[Stated task]:
Write the data out again exactly, with no pictures.

** Start **

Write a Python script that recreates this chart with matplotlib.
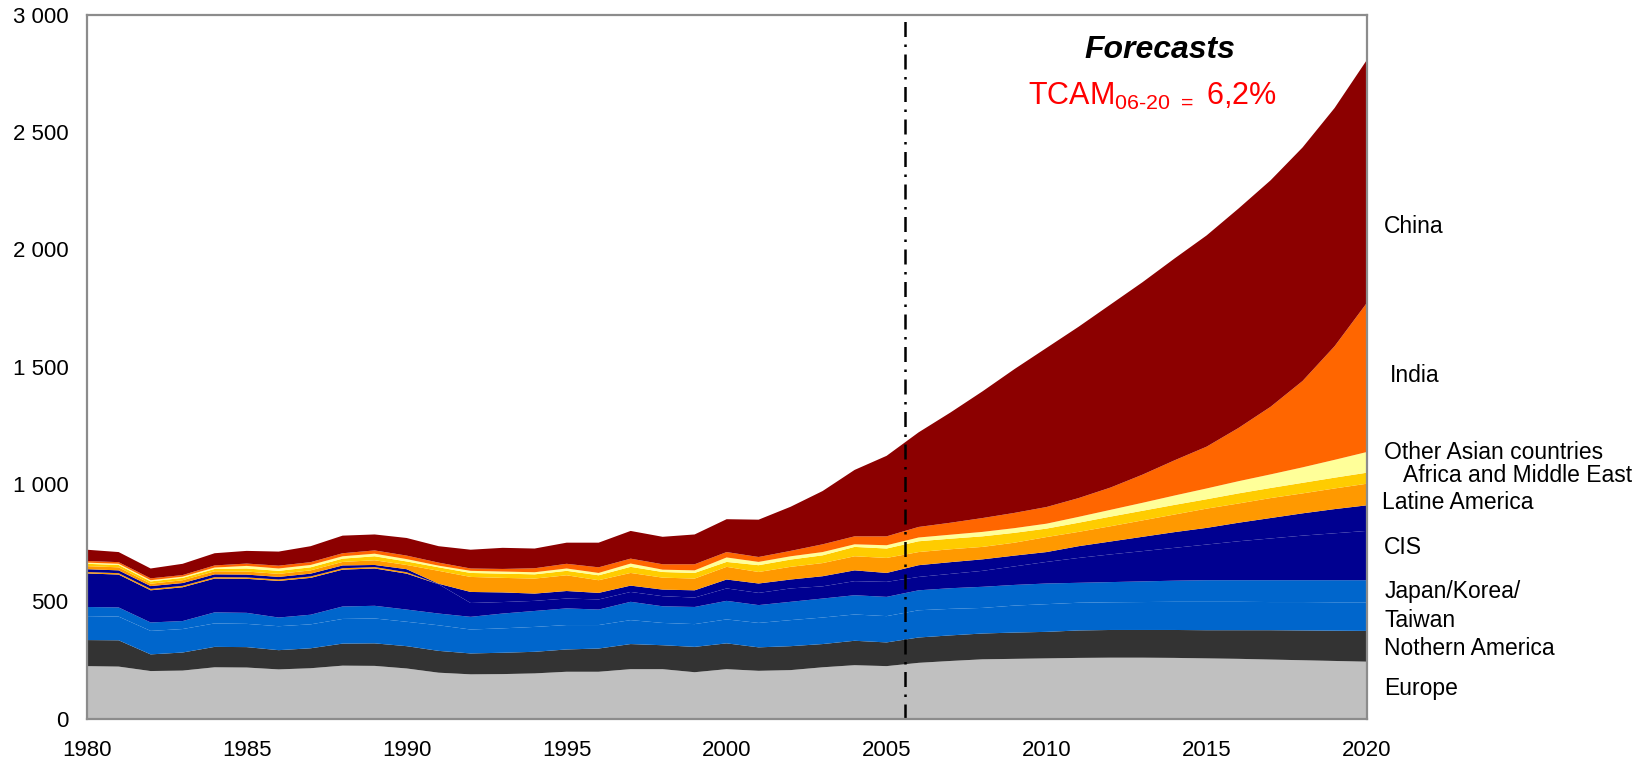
import matplotlib
matplotlib.use('Agg')
import matplotlib.pyplot as plt
import numpy as np

plt.rcParams['font.family'] = ['Liberation Sans', 'DejaVu Sans']
plt.rcParams['mathtext.fontset'] = 'custom'
plt.rcParams['mathtext.rm'] = 'Liberation Sans'

# ---- data (1980 -> 2020) ----
years = list(range(1980, 2021))

europe = [224, 222, 203, 205, 219, 218, 210, 215, 226, 225, 214, 196, 189, 190, 193, 200, 200, 211, 211, 198,
          211, 204, 207, 219, 228, 224, 238, 246, 253, 255, 257, 259, 260, 260, 259, 257, 255, 252, 249, 246, 243]
n_america = [111, 112, 71, 77, 87, 87, 82, 85, 94, 96, 95, 93, 89, 91, 92, 95, 99, 107, 102, 108,
             110, 100, 102, 99, 104, 101, 108, 109, 110, 112, 113, 117, 118, 118, 119, 120, 122, 125, 127, 129, 131]
japan = [102, 101, 100, 100, 100, 99, 102, 102, 105, 106, 104, 109, 102, 104, 106, 104, 100, 102, 95, 97,
         102, 104, 111, 113, 112, 112, 116, 113, 109, 115, 118, 118, 118, 119, 120, 121, 121, 120, 121, 121, 122]
korea_taiwan = [39, 39, 36, 34, 47, 47, 37, 41, 53, 54, 52, 50, 54, 63, 68, 71, 66, 78, 71, 73,
                79, 76, 78, 81, 82, 82, 85, 88, 90, 88, 88, 85, 86, 88, 90, 92, 92, 93, 93, 94, 94]
cis_a = [143, 140, 137, 144, 144, 145, 156, 157, 157, 159, 153, 125, 59, 49, 43, 42, 43, 42, 43, 40,
         53, 52, 57, 52, 60, 64, 57, 61, 68, 79, 92, 106, 118, 129, 140, 152, 166, 178, 190, 200, 210]
other_pre91 = [6, 6, 6, 6, 6, 6, 6, 6, 6, 6, 6, 0, 0, 0, 0, 0, 0, 0, 0, 0,
               0, 0, 0, 0, 0, 0, 0, 0, 0, 0, 0, 0, 0, 0, 0, 0, 0, 0, 0, 0, 0]
cis_b = [12, 12, 12, 12, 12, 12, 11, 12, 12, 9, 13, 2, 47, 41, 31, 32, 28, 27, 28, 31,
         38, 40, 38, 43, 46, 38, 50, 50, 49, 46, 42, 50, 55, 61, 67, 71, 79, 87, 95, 103, 109]
latin_america = [13, 13, 10, 12, 13, 13, 13, 14, 15, 20, 18, 55, 64, 62, 64, 67, 54, 54, 51, 50,
                 54, 49, 54, 56, 60, 64, 56, 55, 53, 55, 64, 61, 65, 70, 75, 82, 82, 85, 85, 88, 92]
africa_me = [10, 10, 10, 10, 10, 13, 13, 13, 14, 17, 15, 15, 17, 18, 18, 19, 21, 26, 24, 24,
             21, 29, 31, 33, 40, 40, 46, 45, 45, 42, 36, 39, 41, 41, 41, 40, 43, 43, 45, 46, 47]
other_asia = [5, 5, 5, 5, 6, 11, 10, 10, 10, 11, 10, 7, 9, 9, 9, 10, 10, 14, 10, 11,
              19, 14, 14, 14, 11, 14, 16, 17, 19, 20, 21, 25, 29, 34, 40, 46, 52, 58, 66, 76, 88]
india = [7, 7, 8, 7, 9, 10, 12, 12, 13, 14, 15, 13, 10, 11, 17, 20, 24, 21, 23, 26,
         23, 21, 23, 33, 34, 38, 45, 51, 59, 65, 71, 80, 95, 120, 150, 178, 227, 288, 368, 484, 634]
china = [48, 43, 42, 48, 52, 54, 60, 68, 75, 68, 75, 70, 80, 90, 84, 90, 105, 118, 117, 127,
         140, 159, 188, 227, 283, 343, 403, 470, 540, 613, 678, 730, 780, 820, 860, 900, 935, 965, 995, 1015, 1035]

forecast_start = 2005.57

series = [europe, n_america, japan, korea_taiwan, cis_a, other_pre91, cis_b,
          latin_america, africa_me, other_asia, india, china]
colors = ['#C0C0C0', '#333333', '#0066CC', '#0066CC', '#000090', '#FF9900', '#000090',
          '#FF9900', '#FFCC00', '#FFFF99', '#FF6600', '#8C0000']

# label text, x (year), y (value)
labels = [
    ('China', 2020.55, 2097),
    ('India', 2020.73, 1462),
    ('Other Asian countries', 2020.55, 1134),
    ('Africa and Middle East', 2021.15, 1037),
    ('Latine America', 2020.48, 920),
    ('CIS', 2020.55, 730),
    ('Japan/Korea/', 2020.55, 543),
    ('Taiwan', 2020.55, 418),
    ('Nothern America', 2020.55, 297),
    ('Europe', 2020.55, 128),
]

fig = plt.figure(figsize=(16.38, 7.61), dpi=100)
ax = fig.add_axes([0.0529, 0.0556, 0.7814, 0.9252])

ax.stackplot(years, *series, colors=colors, linewidth=0)

# start of the forecast period
ax.axvline(forecast_start, color='black', lw=1.8, linestyle=(0, (6, 3, 1, 3)))

ax.set_xlim(1980, 2020)
ax.set_ylim(0, 3000)
ax.set_xticks(range(1980, 2021, 5))
ax.set_yticks(range(0, 3001, 500))
ax.set_yticklabels([f"{v:,}".replace(',', ' ') for v in range(0, 3001, 500)])
ax.tick_params(axis='both', length=0, labelsize=16)
ax.tick_params(axis='x', pad=15)
ax.tick_params(axis='y', pad=13)
for side in ['left', 'top', 'right', 'bottom']:
    ax.spines[side].set_color('#8C8C8C')
    ax.spines[side].set_linewidth(1.6)

for text, x, y in labels:
    ax.text(x, y, text, fontsize=16.5, ha='left', va='center', clip_on=False)

ax.text(2013.55, 2849, 'Forecasts', fontsize=23, fontweight='bold', fontstyle='italic',
        ha='center', va='center')
ax.text(2013.3, 2652, r'TCAM$_{\mathregular{06\text{-}20\ {=}}}$ 6,2%', fontsize=22, color='#FF0000',
        ha='center', va='center')

fig.savefig('out.png', dpi=100)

** End **

[Task answer]:
Write a Python script that recreates this chart with matplotlib.
import matplotlib
matplotlib.use('Agg')
import matplotlib.pyplot as plt
import numpy as np

plt.rcParams['font.family'] = ['Liberation Sans', 'DejaVu Sans']
plt.rcParams['mathtext.fontset'] = 'custom'
plt.rcParams['mathtext.rm'] = 'Liberation Sans'

# ---- data (1980 -> 2020) ----
years = list(range(1980, 2021))

europe = [224, 222, 203, 205, 219, 218, 210, 215, 226, 225, 214, 196, 189, 190, 193, 200, 200, 211, 211, 198,
          211, 204, 207, 219, 228, 224, 238, 246, 253, 255, 257, 259, 260, 260, 259, 257, 255, 252, 249, 246, 243]
n_america = [111, 112, 71, 77, 87, 87, 82, 85, 94, 96, 95, 93, 89, 91, 92, 95, 99, 107, 102, 108,
             110, 100, 102, 99, 104, 101, 108, 109, 110, 112, 113, 117, 118, 118, 119, 120, 122, 125, 127, 129, 131]
japan = [102, 101, 100, 100, 100, 99, 102, 102, 105, 106, 104, 109, 102, 104, 106, 104, 100, 102, 95, 97,
         102, 104, 111, 113, 112, 112, 116, 113, 109, 115, 118, 118, 118, 119, 120, 121, 121, 120, 121, 121, 122]
korea_taiwan = [39, 39, 36, 34, 47, 47, 37, 41, 53, 54, 52, 50, 54, 63, 68, 71, 66, 78, 71, 73,
                79, 76, 78, 81, 82, 82, 85, 88, 90, 88, 88, 85, 86, 88, 90, 92, 92, 93, 93, 94, 94]
cis_a = [143, 140, 137, 144, 144, 145, 156, 157, 157, 159, 153, 125, 59, 49, 43, 42, 43, 42, 43, 40,
         53, 52, 57, 52, 60, 64, 57, 61, 68, 79, 92, 106, 118, 129, 140, 152, 166, 178, 190, 200, 210]
other_pre91 = [6, 6, 6, 6, 6, 6, 6, 6, 6, 6, 6, 0, 0, 0, 0, 0, 0, 0, 0, 0,
               0, 0, 0, 0, 0, 0, 0, 0, 0, 0, 0, 0, 0, 0, 0, 0, 0, 0, 0, 0, 0]
cis_b = [12, 12, 12, 12, 12, 12, 11, 12, 12, 9, 13, 2, 47, 41, 31, 32, 28, 27, 28, 31,
         38, 40, 38, 43, 46, 38, 50, 50, 49, 46, 42, 50, 55, 61, 67, 71, 79, 87, 95, 103, 109]
latin_america = [13, 13, 10, 12, 13, 13, 13, 14, 15, 20, 18, 55, 64, 62, 64, 67, 54, 54, 51, 50,
                 54, 49, 54, 56, 60, 64, 56, 55, 53, 55, 64, 61, 65, 70, 75, 82, 82, 85, 85, 88, 92]
africa_me = [10, 10, 10, 10, 10, 13, 13, 13, 14, 17, 15, 15, 17, 18, 18, 19, 21, 26, 24, 24,
             21, 29, 31, 33, 40, 40, 46, 45, 45, 42, 36, 39, 41, 41, 41, 40, 43, 43, 45, 46, 47]
other_asia = [5, 5, 5, 5, 6, 11, 10, 10, 10, 11, 10, 7, 9, 9, 9, 10, 10, 14, 10, 11,
              19, 14, 14, 14, 11, 14, 16, 17, 19, 20, 21, 25, 29, 34, 40, 46, 52, 58, 66, 76, 88]
india = [7, 7, 8, 7, 9, 10, 12, 12, 13, 14, 15, 13, 10, 11, 17, 20, 24, 21, 23, 26,
         23, 21, 23, 33, 34, 38, 45, 51, 59, 65, 71, 80, 95, 120, 150, 178, 227, 288, 368, 484, 634]
china = [48, 43, 42, 48, 52, 54, 60, 68, 75, 68, 75, 70, 80, 90, 84, 90, 105, 118, 117, 127,
         140, 159, 188, 227, 283, 343, 403, 470, 540, 613, 678, 730, 780, 820, 860, 900, 935, 965, 995, 1015, 1035]

forecast_start = 2005.57

series = [europe, n_america, japan, korea_taiwan, cis_a, other_pre91, cis_b,
          latin_america, africa_me, other_asia, india, china]
colors = ['#C0C0C0', '#333333', '#0066CC', '#0066CC', '#000090', '#FF9900', '#000090',
          '#FF9900', '#FFCC00', '#FFFF99', '#FF6600', '#8C0000']

# label text, x (year), y (value)
labels = [
    ('China', 2020.55, 2097),
    ('India', 2020.73, 1462),
    ('Other Asian countries', 2020.55, 1134),
    ('Africa and Middle East', 2021.15, 1037),
    ('Latine America', 2020.48, 920),
    ('CIS', 2020.55, 730),
    ('Japan/Korea/', 2020.55, 543),
    ('Taiwan', 2020.55, 418),
    ('Nothern America', 2020.55, 297),
    ('Europe', 2020.55, 128),
]

fig = plt.figure(figsize=(16.38, 7.61), dpi=100)
ax = fig.add_axes([0.0529, 0.0556, 0.7814, 0.9252])

ax.stackplot(years, *series, colors=colors, linewidth=0)

# start of the forecast period
ax.axvline(forecast_start, color='black', lw=1.8, linestyle=(0, (6, 3, 1, 3)))

ax.set_xlim(1980, 2020)
ax.set_ylim(0, 3000)
ax.set_xticks(range(1980, 2021, 5))
ax.set_yticks(range(0, 3001, 500))
ax.set_yticklabels([f"{v:,}".replace(',', ' ') for v in range(0, 3001, 500)])
ax.tick_params(axis='both', length=0, labelsize=16)
ax.tick_params(axis='x', pad=15)
ax.tick_params(axis='y', pad=13)
for side in ['left', 'top', 'right', 'bottom']:
    ax.spines[side].set_color('#8C8C8C')
    ax.spines[side].set_linewidth(1.6)

for text, x, y in labels:
    ax.text(x, y, text, fontsize=16.5, ha='left', va='center', clip_on=False)

ax.text(2013.55, 2849, 'Forecasts', fontsize=23, fontweight='bold', fontstyle='italic',
        ha='center', va='center')
ax.text(2013.3, 2652, r'TCAM$_{\mathregular{06\text{-}20\ {=}}}$ 6,2%', fontsize=22, color='#FF0000',
        ha='center', va='center')

fig.savefig('out.png', dpi=100)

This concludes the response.